Naturally, I fall back on food to explain myself. Here's my favorite meal to prepare at home — my favorite meal, period. Nothing in it is particular to St. Louis, but when I think of the times I've been happiest here, I think of the occasions I've prepared and enjoyed this dinner.

It's utterly simple and, assuming I don't screw it up, as flavorful as any of the other 99 dishes on this list: a roast chicken (I follow the basic recipe at the very beginning of Thomas Keller's Bouchon cookbook; all you need is a chicken — a fryer is the perfect size for two — butcher's twine, salt and pepper); potatoes, also roasted in the oven; and Brussels sprouts sautéed in bacon fat because hell, yeah, bacon.

Putting together this list of my 100 favorite St. Louis dishes has been a blast. While some of these dishes have been drawn from recent reviews, most are old favorites I was more than happy to revisit. Still, after working on the project for more than a year, I've had my fill of looking back — for now, anyway. There are dozens of new restaurants I have yet to try, dozens of towns and neighborhoods on both sides of the river that, shamefully, after eight years, I have yet to visit.

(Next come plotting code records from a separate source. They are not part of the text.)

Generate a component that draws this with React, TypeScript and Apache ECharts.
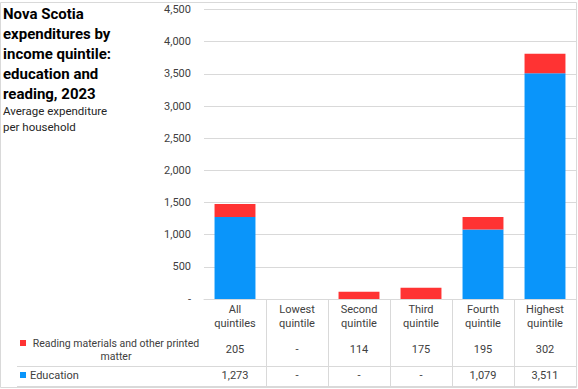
import React, { useEffect, useRef } from "react";
import * as echarts from "echarts";

const titleText = "Nova Scotia\nexpenditures by\nincome quintile:\neducation and\nreading, 2023";
const subtitleText = "Average expenditure\nper household";
const categories = [
  "All quintiles",
  "Lowest quintile",
  "Second quintile",
  "Third quintile",
  "Fourth quintile",
  "Highest quintile",
];
const readingName = "Reading materials and other printed matter";
const educationName = "Education";
const readingValues: (number | null)[] = [205, null, 114, 175, 195, 302];
const educationValues: (number | null)[] = [1273, null, null, null, 1079, 3511];
const yMin = 0;
const yMax = 4500;
const yInterval = 500;

const RED = "#FF3333";
const BLUE = "#0A95FA";
const GRID = "#D9D9D9";
const TXT = "#404040";
const FONT = "Roboto, 'Liberation Sans', sans-serif";

const fmt = (v: number | null) =>
  v == null || v === 0 ? "-" : v.toLocaleString("en-US");

const wrap = (text: string, maxChars: number) => {
  const words = text.split(" ");
  const lines: string[] = [];
  let cur = "";
  for (const w of words) {
    const next = cur ? cur + " " + w : w;
    if (next.length > maxChars && cur) {
      lines.push(cur);
      cur = w;
    } else cur = next;
  }
  if (cur) lines.push(cur);
  return lines;
};

export default function App() {
  const ref = useRef<HTMLDivElement>(null);
  useEffect(() => {
    if (!ref.current) return;
    const chart = echarts.init(ref.current, undefined, { renderer: "svg" });
    chart.setOption({
      animation: false,
      backgroundColor: "#ffffff",
      textStyle: { fontFamily: FONT },
      title: [
        {
          text: titleText,
          left: 3,
          top: 4,
          padding: 0,
          textStyle: {
            fontFamily: FONT,
            fontSize: 15,
            fontWeight: "bold",
            lineHeight: 20,
            color: "#000000",
          },
        },
        {
          text: subtitleText,
          left: 3,
          top: 103,
          padding: 0,
          textStyle: {
            fontFamily: FONT,
            fontSize: 11.5,
            fontWeight: "normal",
            lineHeight: 16,
            color: "#262626",
          },
        },
      ],
      grid: { left: 204, right: 2, top: 9.5, bottom: 90, containLabel: false },
      xAxis: {
        type: "category",
        data: categories,
        boundaryGap: true,
        axisLine: { show: true, lineStyle: { color: GRID, width: 1 } },
        axisTick: {
          show: true,
          length: 88,
          lineStyle: { color: GRID },
          interval: (index: number) => index !== 0,
        },
        axisLabel: {
          interval: 0,
          margin: 3,
          fontFamily: FONT,
          fontSize: 11,
          lineHeight: 14,
          color: TXT,
          formatter: (v: string) => v.split(" ").join("\n"),
        },
      },
      yAxis: {
        type: "value",
        min: yMin,
        max: yMax,
        interval: yInterval,
        axisLine: { show: false },
        axisTick: { show: false },
        splitLine: { lineStyle: { color: GRID, width: 1 } },
        axisLabel: {
          margin: 13,
          fontFamily: FONT,
          fontSize: 11,
          color: TXT,
          formatter: (v: number) => fmt(v),
        },
      },
      series: [
        {
          name: educationName,
          type: "bar",
          stack: "total",
          data: educationValues,
          barWidth: "66%",
          itemStyle: { color: BLUE },
        },
        {
          name: readingName,
          type: "bar",
          stack: "total",
          data: readingValues,
          barWidth: "66%",
          itemStyle: { color: RED },
        },
      ],
    });

    const redRowY = 349;
    const blueRowY = 375;
    const graphics: any[] = [];
    categories.forEach((c, i) => {
      const x = chart.convertToPixel({ xAxisIndex: 0 }, i) as number;
      graphics.push({
        type: "text",
        x,
        y: redRowY,
        style: {
          text: fmt(readingValues[i]),
          fill: TXT,
          font: `11px ${FONT}`,
          align: "center",
          verticalAlign: "middle",
        },
      });
      graphics.push({
        type: "text",
        x,
        y: blueRowY,
        style: {
          text: fmt(educationValues[i]),
          fill: TXT,
          font: `11px ${FONT}`,
          align: "center",
          verticalAlign: "middle",
        },
      });
    });
    const rightX = 576.5;
    graphics.push({
      type: "line",
      shape: { x1: 17, y1: 366.5, x2: rightX, y2: 366.5 },
      style: { stroke: GRID, lineWidth: 1 },
    });
    graphics.push({
      type: "line",
      shape: { x1: 17, y1: 386.5, x2: rightX, y2: 386.5 },
      style: { stroke: GRID, lineWidth: 1 },
    });
    const readingLines = wrap(readingName, 35);
    graphics.push({
      type: "rect",
      shape: { x: 20, y: 340, width: 6, height: 6 },
      style: { fill: RED },
    });
    readingLines.forEach((ln, k) => {
      graphics.push({
        type: "text",
        x: 116,
        y: 343 + k * 13.5,
        style: {
          text: ln,
          fill: TXT,
          font: `10.5px ${FONT}`,
          align: "center",
          verticalAlign: "middle",
        },
      });
    });
    graphics.push({
      type: "rect",
      shape: { x: 20, y: 372, width: 6, height: 6 },
      style: { fill: BLUE },
    });
    graphics.push({
      type: "text",
      x: 30,
      y: 375,
      style: {
        text: educationName,
        fill: TXT,
        font: `11px ${FONT}`,
        align: "left",
        verticalAlign: "middle",
      },
    });
    graphics.push({
      type: "rect",
      shape: { x: 0.5, y: 2.5, width: 576, height: 385 },
      style: { fill: "none", stroke: GRID, lineWidth: 1 },
      z: 100,
    });
    chart.setOption({ graphic: graphics });

    return () => chart.dispose();
  }, []);
  return (
    <div
      ref={ref}
      style={{ position: "fixed", left: 0, top: 0, width: 578, height: 389 }}
    />
  );
}
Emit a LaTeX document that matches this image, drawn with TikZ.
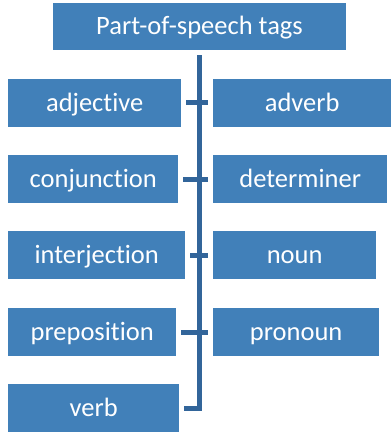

Those who think there are more than 100 St. Louis dishes worth celebrating or that I picked the wrong 100 will be pleased to know that my fellow Gut Check writers will soon begin a new countdown of their 100 favorites. If there's a dish you think they should try, don't hesitate to let them know.

As for me, if my next list of 100 favorite St. Louis dishes isn't at least half composed of dishes from restaurants I have yet to visit — restaurants that might not even exist yet — then I'll have failed in my mission as a food writer.